Political commentator U Yan Myo Thein said conditions set by Snr Gen Min Aung Hlaing were “not the right approach” to the peace process.

“It should not be just about talks. The Tatmadaw must show their real desire for achieving peace. The challenges the new government will have to confront will involve a new kind of complexity and can even push the government into a difficult situation,” he said.

Daw Aung San Suu Kyi has proposed a Panglong-style conference named after the historic 1947 talks held by her father, Bogyoke Aung San, which resulted in an agreement with leaders of three ethnic groups on full autonomy for “Frontier Areas”. The state counsellor says she wants all parties to take part, while indicating that the process may take several stages.

Her plans include establishing a National Reconciliation and Peace Center as secretariat. On May 14 she was joined by U Tin Myo Win, her personal doctor and peace process liaison officer, on a visit to the former Myanmar Peace Centre (MPC) in Yangon which was dissolved by then-president U Thein Sein at the end of his administration.

Assets of the MPC were transferred by presidential decree to new institutions to be run by former officials and advisers. The European Union has been negotiating for internationally donated assets to be transferred to the government’s new centre.

U Zaw Htay, government spokesperson, said the state counsellor heard explanations from former MPC personnel on the process of transferring initiatives and assets in the state-owned compound.

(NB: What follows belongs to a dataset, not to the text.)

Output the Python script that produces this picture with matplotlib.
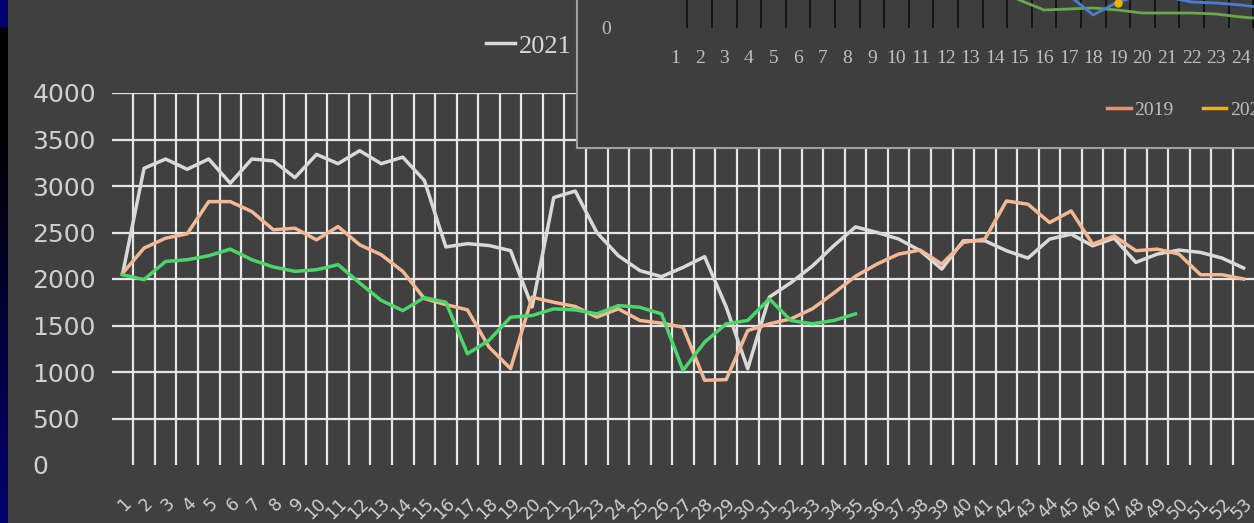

Snr Gen Min Aung Hlaing said the 1947 Panglong conference was held to unify the country with the ethnic nationalities and that the 21st-century Panglong conference should be held for the same purpose. But, according to Myawaddy, he warned the ethnic groups to work for the country and not seek political advantage from the process.

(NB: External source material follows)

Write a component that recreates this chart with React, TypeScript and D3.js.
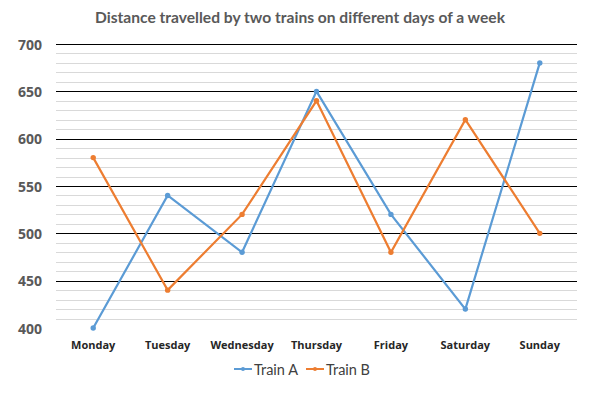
import { useEffect, useRef } from 'react';
import * as d3 from 'd3';

const days = ['Monday', 'Tuesday', 'Wednesday', 'Thursday', 'Friday', 'Saturday', 'Sunday'];
const trainA = [400, 540, 480, 650, 520, 420, 680];
const trainB = [580, 440, 520, 640, 480, 620, 500];
const yTicks = [400, 450, 500, 550, 600, 650, 700];

const COLORS = { a: '#5B9BD5', b: '#ED7D31' };

export default function App() {
  const svgRef = useRef<SVGSVGElement>(null);

  useEffect(() => {
    if (!svgRef.current) return;
    const W = 603, H = 394;
    const svg = d3.select(svgRef.current);
    svg.selectAll('*').remove();

    const x = d3.scaleBand().domain(days).range([56, 577]);
    const y = d3.scaleLinear().domain([400, 700]).range([328, 44]);

    svg.append('rect').attr('width', W).attr('height', H).attr('fill', '#fff');

    // title
    svg.append('text')
      .attr('x', 300).attr('y', 23)
      .attr('text-anchor', 'middle')
      .attr('font-family', 'Lato, sans-serif')
      .attr('font-weight', 'bold')
      .attr('font-size', 15.6)
      .attr('fill', '#595959')
      .text('Distance travelled by two trains on different days of a week');

    // minor gridlines
    const minor = d3.range(410, 700, 10).filter(v => v % 50 !== 0);
    svg.append('g').selectAll('line').data(minor).enter().append('line')
      .attr('x1', 56).attr('x2', 577)
      .attr('y1', d => Math.round(y(d)) + 0.5).attr('y2', d => Math.round(y(d)) + 0.5)
      .attr('stroke', '#d9d9d9').attr('stroke-width', 1);

    // major gridlines
    svg.append('g').selectAll('line').data(yTicks.filter(v => v > 400)).enter().append('line')
      .attr('x1', 56).attr('x2', 577)
      .attr('y1', d => Math.round(y(d)) + 0.5).attr('y2', d => Math.round(y(d)) + 0.5)
      .attr('stroke', '#000').attr('stroke-width', 1);

    // y labels
    svg.append('g').selectAll('text').data(yTicks).enter().append('text')
      .attr('x', 42).attr('y', d => y(d))
      .attr('text-anchor', 'end')
      .attr('dominant-baseline', 'central')
      .attr('font-family', '"Open Sans", sans-serif')
      .attr('font-weight', 'bold')
      .attr('font-size', 14)
      .attr('fill', '#595959')
      .text(d => d);

    // x labels
    svg.append('g').selectAll('text').data(days).enter().append('text')
      .attr('x', d => x(d)! + x.bandwidth() / 2).attr('y', 349)
      .attr('text-anchor', 'middle')
      .attr('font-family', '"Open Sans", sans-serif')
      .attr('font-weight', 'bold')
      .attr('font-size', 11)
      .attr('fill', '#262626')
      .text(d => d);

    const line = d3.line<number>()
      .x((_, i) => x(days[i])! + x.bandwidth() / 2)
      .y(d => y(d));

    const series = [
      { vals: trainA, color: COLORS.a },
      { vals: trainB, color: COLORS.b },
    ];
    series.forEach(s => {
      svg.append('path').datum(s.vals)
        .attr('d', line)
        .attr('fill', 'none')
        .attr('stroke', s.color)
        .attr('stroke-width', 2.2);
      svg.append('g').selectAll('circle').data(s.vals).enter().append('circle')
        .attr('cx', (_, i) => x(days[i])! + x.bandwidth() / 2)
        .attr('cy', d => y(d))
        .attr('r', 2.7)
        .attr('fill', s.color);
    });

    // legend
    const legend = [
      { name: 'Train A', color: COLORS.a, x: 234 },
      { name: 'Train B', color: COLORS.b, x: 306 },
    ];
    const lg = svg.append('g');
    legend.forEach(l => {
      lg.append('line')
        .attr('x1', l.x).attr('x2', l.x + 18)
        .attr('y1', 369).attr('y2', 369)
        .attr('stroke', l.color).attr('stroke-width', 2);
      lg.append('circle').attr('cx', l.x + 9).attr('cy', 369).attr('r', 2).attr('fill', l.color);
      lg.append('text')
        .attr('x', l.x + 20).attr('y', 369)
        .attr('dominant-baseline', 'central')
        .attr('font-family', 'Lato, sans-serif')
        .attr('font-size', 14.5)
        .attr('fill', '#404040')
        .text(l.name);
    });
  }, []);

  return (
    <svg ref={svgRef} width={603} height={394}
      style={{ position: 'absolute', left: 0, top: 0, display: 'block' }} />
  );
}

Last October’s nationwide ceasefire pact was signed by just eight ethnic armed groups, with only two of serious military relevance. Myanmar’s biggest non-state groups, including the United Wa State Army (UWSA) and the Kachin Independence Army, stayed out of the accord, citing exclusion of the three allied armed groups as the reason.

Snr Gen Min Aung Hlaing explicitly ruled out groups taking part in political dialogue without first signing the nationwide ceasefire deal, as the UWSA wants.

He also said the eight ethnic groups that signed the nationwide agreement would have to engage in a process of DDR-SSR: disarmament, demobilisation and reintegration, and security sector reform.

U Than Soe Naing, a political commentator, said he had seen a slight positive shift in the military’s stance toward reconciling with the non-signatory groups.

“It does not mean that the groups have to surrender their arms to the Tatmadaw. But they have to surrender their mindset and principles of solving political problems by means of arms. Within five years after having initial steps, DDR-SSR processes are inevitable,” he said.

But he also questioned the contradictions between the military’s talk of peace while continuing offensives in border areas.

Tar Pan La, head of the TNLA foreign relations department, told The Myanmar Times that the Tatmadaw should change its own mindset. Calls to surrender arms or principles would not work, he said.

The former Palaung State Liberation Army had surrendered arms to the government in 2005, he noted. “But it did not solve the political problems and ethnic equality issues. As it did not work, under such circumstances, we are doing what we can to achieve our political goals,” he said, referring to a rift within the ethnic Ta’ang that led to the formation of the TNLA which continued its conflict.